The Intelligence meeting this afternoon is a follow-on to the long session a couple of Saturdays ago. You will recall at that time there was general agreement on Option 4 as the preferred approach to restructuring the Intelligence community.2 Option 4 did little more than create a second Deputy Director of CIA and strengthen the PFIAB and the NSCIC. Colby had a variant of Option 4 which would subsume a number of the various committees of the Intelligence community under a new Excom, chaired by him and with the Deputy Secretaries of Defense and State as members.

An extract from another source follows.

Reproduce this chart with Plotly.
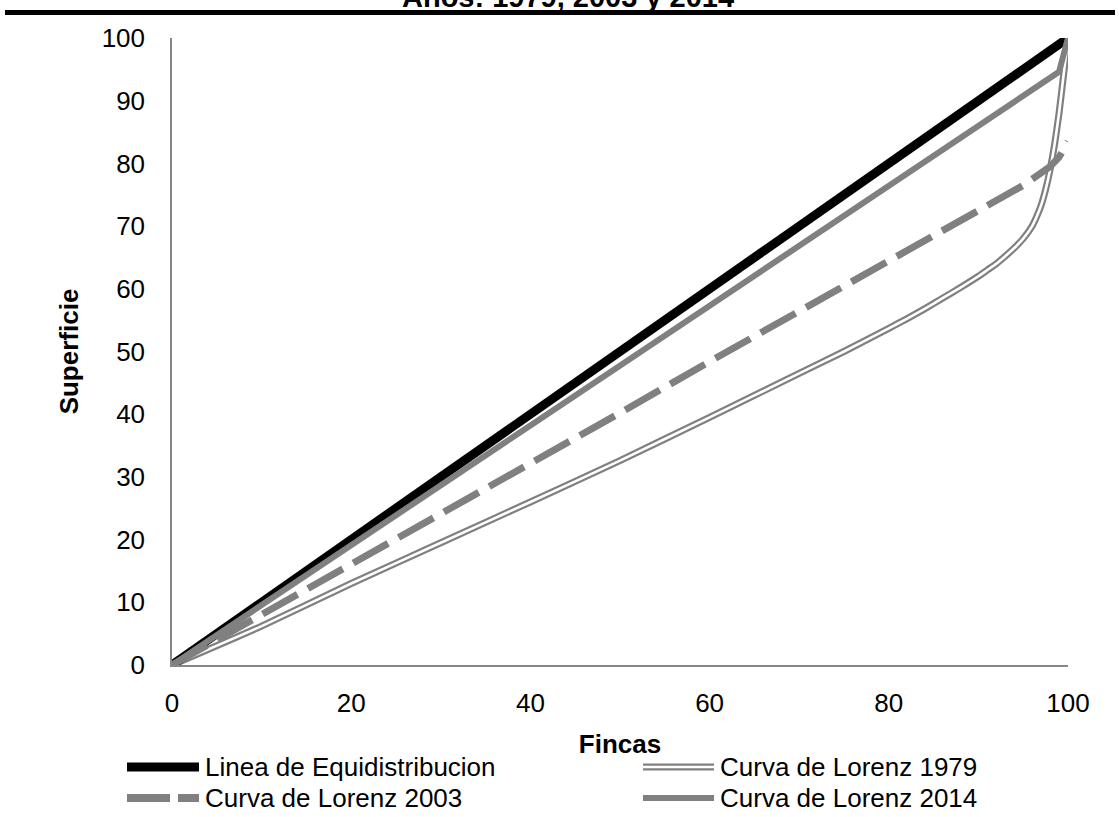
import plotly.graph_objects as go

# ---------------- data ----------------
series_names = ["Linea de Equidistribucion", "Curva de Lorenz 1979",
                "Curva de Lorenz 2003", "Curva de Lorenz 2014"]
title_text = "Años: 1979, 2003 y 2014"
x_title = "Fincas"
y_title = "Superficie"

fincas_equi = [0, 100]
sup_equi = [0, 100]

fincas_1979 = [0, 10, 20, 30, 40, 50, 60, 70, 75, 80, 82, 84, 86, 88, 90, 91, 92, 93, 94, 95,
               96, 96.5, 97, 97.5, 98, 98.5, 99, 99.5, 100]
sup_1979 = [0, 6.2, 13, 19.5, 26, 32.6, 39.5, 46.5, 50, 53.7, 55.2, 56.8, 58.5, 60.2, 62, 63, 64,
            65.2, 66.5, 68, 70, 71.5, 73.3, 75.8, 79, 83, 88, 94, 100]

fincas_2003 = [0, 10, 20, 30, 40, 50, 60, 70, 80, 90, 95, 98, 99, 100]
sup_2003 = [0, 8, 16, 24, 32, 40.2, 48.4, 56.5, 64.5, 72.5, 76.5, 79.5, 81, 83.5]

fincas_2014 = [0, 20, 40, 60, 80, 90, 99, 100]
sup_2014 = [0, 19, 38.2, 57.3, 76.4, 86, 94.6, 100]

x_ticks = [0, 20, 40, 60, 80, 100]
y_ticks = [0, 10, 20, 30, 40, 50, 60, 70, 80, 90, 100]

# ---------------- style ----------------
W, H = 1119, 817
ML, MR, MT, MB = 172, 51, 38, 152
PW, PH = W - ML - MR, H - MT - MB
GRAY = "#808080"
AXIS = "#868686"
FONT = "Liberation Sans, Arial, sans-serif"


def px_x(px):
    return (px - ML) / PW


def px_y(py):
    return (H - MB - py) / PH


fig = go.Figure()

# 1979: compound (double) line -> gray outer + white core
fig.add_trace(go.Scatter(x=fincas_1979, y=sup_1979, mode="lines", name=series_names[1],
                         line=dict(color=GRAY, width=7, shape="spline", smoothing=0.5),
                         showlegend=False))
fig.add_trace(go.Scatter(x=fincas_1979, y=sup_1979, mode="lines", name=series_names[1],
                         line=dict(color="white", width=2.6, shape="spline", smoothing=0.5),
                         showlegend=False, hoverinfo="skip"))
fig.add_trace(go.Scatter(x=fincas_equi, y=sup_equi, mode="lines", name=series_names[0],
                         line=dict(color="black", width=9), showlegend=False))
fig.add_trace(go.Scatter(x=fincas_2003, y=sup_2003, mode="lines", name=series_names[2],
                         line=dict(color=GRAY, width=7, dash="40px,12px"), showlegend=False))
fig.add_trace(go.Scatter(x=fincas_2014, y=sup_2014, mode="lines", name=series_names[3],
                         line=dict(color=GRAY, width=6), showlegend=False))

shapes = []
annotations = []

# top rule line of the document
shapes.append(dict(type="line", xref="paper", yref="paper",
                   x0=px_x(5), x1=px_x(1115), y0=px_y(12.5), y1=px_y(12.5),
                   line=dict(color="black", width=5)))

# partially visible title (cut by the top edge, as in the source document)
annotations.append(dict(text="<b>" + title_text + "</b>", xref="paper", yref="paper",
                        x=px_x(568), y=px_y(-3), xanchor="center", yanchor="middle",
                        showarrow=False, font=dict(family=FONT, size=29, color="black")))

# manual legend
rows = [767, 798]
cols = [(127, 199, 203), (643, 714, 718)]
legend_items = [
    (0, 0, series_names[0], [dict(color="black", width=9)]),
    (0, 1, series_names[1], [dict(color=GRAY, width=7), dict(color="white", width=2.6)]),
    (1, 0, series_names[2], [dict(color=GRAY, width=8, dash="43px,8px")]),
    (1, 1, series_names[3], [dict(color=GRAY, width=6)]),
]
for r, c, label, styles in legend_items:
    x0, x1, xt = cols[c]
    yy = px_y(rows[r])
    for st in styles:
        shapes.append(dict(type="line", xref="paper", yref="paper",
                           x0=px_x(x0), x1=px_x(x1), y0=yy, y1=yy, line=st))
    annotations.append(dict(text=label, xref="paper", yref="paper", x=px_x(xt), y=yy,
                            xanchor="left", yanchor="middle", showarrow=False,
                            font=dict(family=FONT, size=26, color="black")))

fig.update_layout(
    width=W, height=H,
    margin=dict(l=ML, r=MR, t=MT, b=MB, autoexpand=False),
    paper_bgcolor="white", plot_bgcolor="white",
    font=dict(family=FONT, color="black"),
    xaxis=dict(range=[0, 100], tickvals=x_ticks, showgrid=False, zeroline=False,
               showline=True, linecolor=AXIS, linewidth=1.5, ticks="",
               ticklabelstandoff=14,
               tickfont=dict(family=FONT, size=26, color="black"),
               title=dict(text="<b>" + x_title + "</b>", standoff=18,
                          font=dict(family=FONT, size=26, color="black")),
               automargin=False),
    yaxis=dict(range=[0, 100], tickvals=y_ticks, showgrid=False, zeroline=False,
               showline=True, linecolor=AXIS, linewidth=1.5, ticks="",
               ticklabelstandoff=20,
               tickfont=dict(family=FONT, size=26, color="black"),
               title=dict(text="<b>" + y_title + "</b>", standoff=16,
                          font=dict(family=FONT, size=26, color="black")),
               automargin=False),
    shapes=shapes,
    annotations=annotations,
    showlegend=False,
)

fig.write_html("out.html", config={"displayModeBar": False},
               post_script="document.body.style.margin='0px';")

Following the meeting the President expanded on the Colby idea to the extent of abolishing all Intelligence committees—like USIB, [Page 214] IRAC, NSCIC—and having the Excom run the whole show.3 I objected to this approach, on grounds that policy review, evaluation of the adequacy of the product and some other aspects should not be done by the Intelligence community itself. I proposed instead a “super” subcommittee of the NSC, chaired by the Assistant and with Secretaries of State and Defense, the DCI, and the Director of OMB as members. This would be the policy review organization which would oversee the community and its product. Basically, it would be a glorified NSCIC, with the cosmetic elevation of the members to Cabinet rank to show that the President was putting his most senior officials in charge. Colby’s Excom would be a major committee under the supervision of this policy review committee. The proposal for this structure is at Tab A4 (the memo never actually went to the President). The President called a small staff meeting last Saturday to talk over some of these ideas.5 What came out of that meeting was a hybrid system which amalgamated the previous proposals, creating a policy review group but not putting it directly between the Excom and the President. The membership of the Excom was revised, with the DCI remaining as Chairman and the members being the Deputy Secretary of Defense and the Deputy Assistant to the President—basically the membership of the old Excom but with the Deputy Assistant replacing the defunct Science Advisor to the President. Observers would be the Chairman of the Joint Chiefs, the Deputy Secretary of State and the Deputy Director of OMB. This Excom would replace the existing one, the IRAC, and USIB, thus giving it authority both over the management and the substance. In addition, the President proposed making the 40 Committee at the Secretarial level and adding the Attorney General either as a member or observor. An outline of the proposals coming from that meeting is at Tab B.6

There is nothing magic about any of these organizations. One basic principle, however, is that the Intelligence community should not be in the business of passing on the adequacy of its own product. Neither, in matters of resource allocation, management and programs, should the Intelligence community go directly to the President without having the NSC structure in some way as the mediator to organize the issues and to insure that the non-Intelligence principals are involved. My major problem with the proposed organization at Tab B, aside from consider [Page 215] able fuzziness about the relationship between the policy review group and the Excom (called the Foreign Intelligence Committee) is that it would replace the USIB. I think that the development and production of the substantive intelligence product should go through a separate system from issues of management, resource allocation, etc. If the USIB has functions other than the production of finished intelligence, those could be stripped out.

  1. Source: Ford Library, National Security Adviser, John K. Matheny Files, Box 9, President’s Meeting on Intelligence Decisions, 1/76–2/76 (2). Secret; Sensitive; Eyes Only. Printed from a copy that Scowcroft did not initial.
  2. A reference to the intelligence reorganization meeting held January 10. See Document 64.
  3. See Document 64 and footnote 3 thereto.
  4. Not found attached. Printed as Document 64.
  5. According to the President’s Daily Diary, Ford met with Buchen, Marsh, Scowcroft, Ogilvie, and Raoul-Duval on Saturday, January 24, between 1:35 and 3:45 p.m. (Ford Library, Staff Secretary’s Office, President’s Daily Diary) No other record of this meeting has been found.
  6. Not found attached and not found.